§ EXERCISE DESCRIPTION:
Transcribe all of the records word for word, but omit the pictures.

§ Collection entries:
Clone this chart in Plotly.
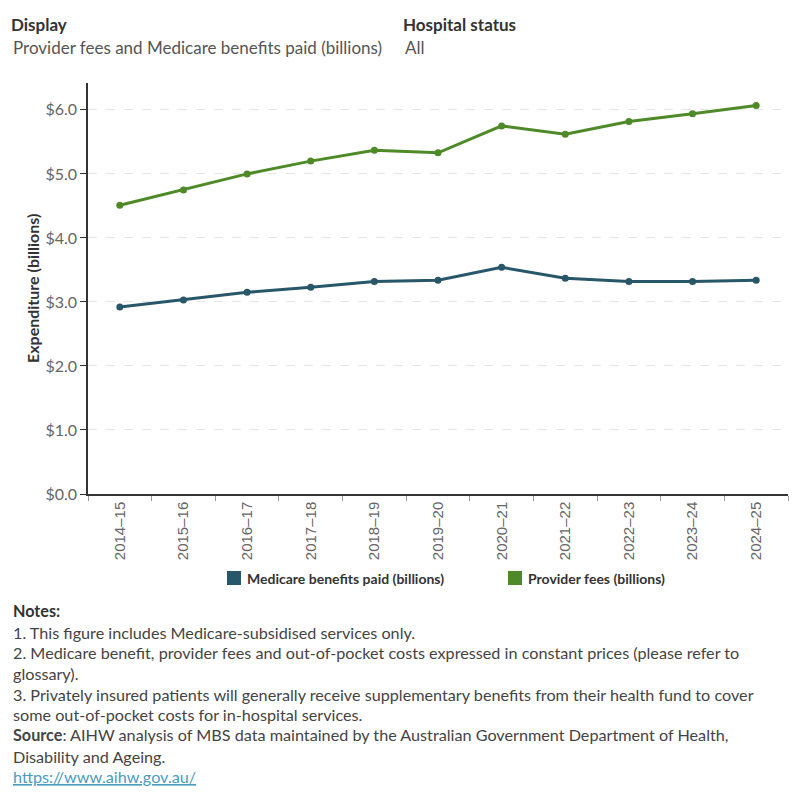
import plotly.graph_objects as go

years = ["2014–15", "2015–16", "2016–17", "2017–18", "2018–19", "2019–20",
         "2020–21", "2021–22", "2022–23", "2023–24", "2024–25"]
medicare_benefits = [2.92, 3.03, 3.15, 3.23, 3.32, 3.34, 3.54, 3.37, 3.32, 3.32, 3.34]
provider_fees = [4.51, 4.75, 5.00, 5.20, 5.37, 5.33, 5.75, 5.62, 5.82, 5.94, 6.07]
y_ticks = [0, 1, 2, 3, 4, 5, 6]
y_tick_labels = ["$0.0", "$1.0", "$2.0", "$3.0", "$4.0", "$5.0", "$6.0"]

BLUE = "#28576a"
GREEN = "#4e8a27"
FONT = "Lato"

# plot area in pixels
L, R, T, B = 88, 788, 83, 494
W, H = 800, 800


def px(x):
    return (x - L) / (R - L)


def py(y):
    return (B - y) / (B - T)


fig = go.Figure()
fig.add_trace(go.Scatter(x=years, y=medicare_benefits, mode="lines+markers",
                         name="Medicare benefits paid (billions)",
                         line=dict(color=BLUE, width=3),
                         marker=dict(color=BLUE, size=7), showlegend=False))
fig.add_trace(go.Scatter(x=years, y=provider_fees, mode="lines+markers",
                         name="Provider fees (billions)",
                         line=dict(color=GREEN, width=3),
                         marker=dict(color=GREEN, size=7), showlegend=False))

fig.update_layout(
    width=W, height=H,
    margin=dict(l=L, r=W - R, t=T, b=H - B, pad=0),
    paper_bgcolor="white", plot_bgcolor="white",
    font=dict(family=FONT, color="#333333"),
    xaxis=dict(
        range=[-0.5, 10.5], tickangle=-90, showline=True, linecolor="#333333",
        linewidth=1.5, ticks="outside", tickson="boundaries", ticklen=5,
        tickcolor="#999999", tickfont=dict(family="Liberation Sans", size=15, color="#666666"),
        showgrid=False, fixedrange=True,
    ),
    yaxis=dict(
        range=[0, 6.42], tickvals=y_ticks, ticktext=y_tick_labels,
        showline=True, linecolor="#333333", linewidth=1.5, ticks="outside",
        ticklen=6, tickcolor="#333333",
        tickfont=dict(family=FONT, size=16, color="#666666"),
        showgrid=True, gridcolor="#e6e6e6", griddash="dash", gridwidth=1,
        zeroline=False, fixedrange=True,
    ),
)

ann = []


def text(x, y, s, size=15, color="#333333", bold=False, angle=0, xanchor="left"):
    ann.append(dict(x=px(x), y=py(y), xref="paper", yref="paper", text=(f"<b>{s}</b>" if bold else s),
                    showarrow=False, xanchor=xanchor, yanchor="middle", textangle=angle,
                    font=dict(family=FONT, size=size, color=color)))


text(9, 24, "Display", size=17, color="#333333", bold=True)
text(11, 47, "Provider fees and Medicare benefits paid (billions)", size=17, color="#555555")
text(401, 24, "Hospital status", size=17, color="#333333", bold=True)
text(403, 47, "All", size=17, color="#555555")

# y-axis title
text(32, 289, "Expenditure (billions)", size=16, color="#333333", bold=True, angle=-90, xanchor="center")

# legend
shapes = []
for x0, col, label in [(227, BLUE, "Medicare benefits paid (billions)"), (508, GREEN, "Provider fees (billions)")]:
    shapes.append(dict(type="rect", xref="paper", yref="paper", x0=px(x0), x1=px(x0 + 14),
                       y0=py(585), y1=py(571), fillcolor=col, line=dict(width=0)))
    text(x0 + 18, 578, f"<b>{label}</b>", size=14, color="#333333")

notes = [
    (610, "<b>Notes:</b>", "#333333"),
    (632, "1. This figure includes Medicare-subsidised services only.", "#444444"),
    (652, "2. Medicare benefit, provider fees and out-of-pocket costs expressed in constant prices (please refer to", "#444444"),
    (673, "glossary).", "#444444"),
    (694, "3. Privately insured patients will generally receive supplementary benefits from their health fund to cover", "#444444"),
    (714, "some out-of-pocket costs for in-hospital services.", "#444444"),
    (735, "<b>Source</b>: AIHW analysis of MBS data maintained by the Australian Government Department of Health,", "#444444"),
    (756, "Disability and Ageing.", "#444444"),
    (776, "<u>https://www.aihw.gov.au/</u>", "#4a9cc0"),
]
for y, s, c in notes:
    text(11, y, s, size=16.2, color=c)

fig.update_layout(annotations=ann, shapes=shapes)
fig.write_html("out.html")
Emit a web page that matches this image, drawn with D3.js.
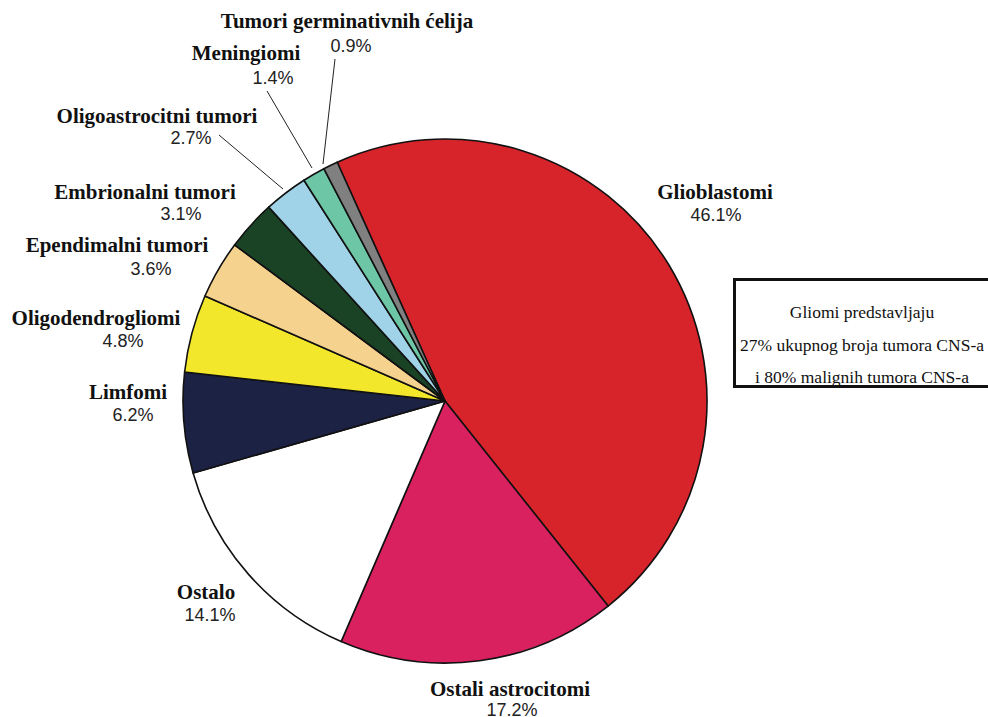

§ FINAL ANSWER:
Clone this chart in Plotly.
import plotly.graph_objects as go

years = ["2014–15", "2015–16", "2016–17", "2017–18", "2018–19", "2019–20",
         "2020–21", "2021–22", "2022–23", "2023–24", "2024–25"]
medicare_benefits = [2.92, 3.03, 3.15, 3.23, 3.32, 3.34, 3.54, 3.37, 3.32, 3.32, 3.34]
provider_fees = [4.51, 4.75, 5.00, 5.20, 5.37, 5.33, 5.75, 5.62, 5.82, 5.94, 6.07]
y_ticks = [0, 1, 2, 3, 4, 5, 6]
y_tick_labels = ["$0.0", "$1.0", "$2.0", "$3.0", "$4.0", "$5.0", "$6.0"]

BLUE = "#28576a"
GREEN = "#4e8a27"
FONT = "Lato"

# plot area in pixels
L, R, T, B = 88, 788, 83, 494
W, H = 800, 800


def px(x):
    return (x - L) / (R - L)


def py(y):
    return (B - y) / (B - T)


fig = go.Figure()
fig.add_trace(go.Scatter(x=years, y=medicare_benefits, mode="lines+markers",
                         name="Medicare benefits paid (billions)",
                         line=dict(color=BLUE, width=3),
                         marker=dict(color=BLUE, size=7), showlegend=False))
fig.add_trace(go.Scatter(x=years, y=provider_fees, mode="lines+markers",
                         name="Provider fees (billions)",
                         line=dict(color=GREEN, width=3),
                         marker=dict(color=GREEN, size=7), showlegend=False))

fig.update_layout(
    width=W, height=H,
    margin=dict(l=L, r=W - R, t=T, b=H - B, pad=0),
    paper_bgcolor="white", plot_bgcolor="white",
    font=dict(family=FONT, color="#333333"),
    xaxis=dict(
        range=[-0.5, 10.5], tickangle=-90, showline=True, linecolor="#333333",
        linewidth=1.5, ticks="outside", tickson="boundaries", ticklen=5,
        tickcolor="#999999", tickfont=dict(family="Liberation Sans", size=15, color="#666666"),
        showgrid=False, fixedrange=True,
    ),
    yaxis=dict(
        range=[0, 6.42], tickvals=y_ticks, ticktext=y_tick_labels,
        showline=True, linecolor="#333333", linewidth=1.5, ticks="outside",
        ticklen=6, tickcolor="#333333",
        tickfont=dict(family=FONT, size=16, color="#666666"),
        showgrid=True, gridcolor="#e6e6e6", griddash="dash", gridwidth=1,
        zeroline=False, fixedrange=True,
    ),
)

ann = []


def text(x, y, s, size=15, color="#333333", bold=False, angle=0, xanchor="left"):
    ann.append(dict(x=px(x), y=py(y), xref="paper", yref="paper", text=(f"<b>{s}</b>" if bold else s),
                    showarrow=False, xanchor=xanchor, yanchor="middle", textangle=angle,
                    font=dict(family=FONT, size=size, color=color)))


text(9, 24, "Display", size=17, color="#333333", bold=True)
text(11, 47, "Provider fees and Medicare benefits paid (billions)", size=17, color="#555555")
text(401, 24, "Hospital status", size=17, color="#333333", bold=True)
text(403, 47, "All", size=17, color="#555555")

# y-axis title
text(32, 289, "Expenditure (billions)", size=16, color="#333333", bold=True, angle=-90, xanchor="center")

# legend
shapes = []
for x0, col, label in [(227, BLUE, "Medicare benefits paid (billions)"), (508, GREEN, "Provider fees (billions)")]:
    shapes.append(dict(type="rect", xref="paper", yref="paper", x0=px(x0), x1=px(x0 + 14),
                       y0=py(585), y1=py(571), fillcolor=col, line=dict(width=0)))
    text(x0 + 18, 578, f"<b>{label}</b>", size=14, color="#333333")

notes = [
    (610, "<b>Notes:</b>", "#333333"),
    (632, "1. This figure includes Medicare-subsidised services only.", "#444444"),
    (652, "2. Medicare benefit, provider fees and out-of-pocket costs expressed in constant prices (please refer to", "#444444"),
    (673, "glossary).", "#444444"),
    (694, "3. Privately insured patients will generally receive supplementary benefits from their health fund to cover", "#444444"),
    (714, "some out-of-pocket costs for in-hospital services.", "#444444"),
    (735, "<b>Source</b>: AIHW analysis of MBS data maintained by the Australian Government Department of Health,", "#444444"),
    (756, "Disability and Ageing.", "#444444"),
    (776, "<u>https://www.aihw.gov.au/</u>", "#4a9cc0"),
]
for y, s, c in notes:
    text(11, y, s, size=16.2, color=c)

fig.update_layout(annotations=ann, shapes=shapes)
fig.write_html("out.html")
Emit a web page that matches this image, drawn with D3.js.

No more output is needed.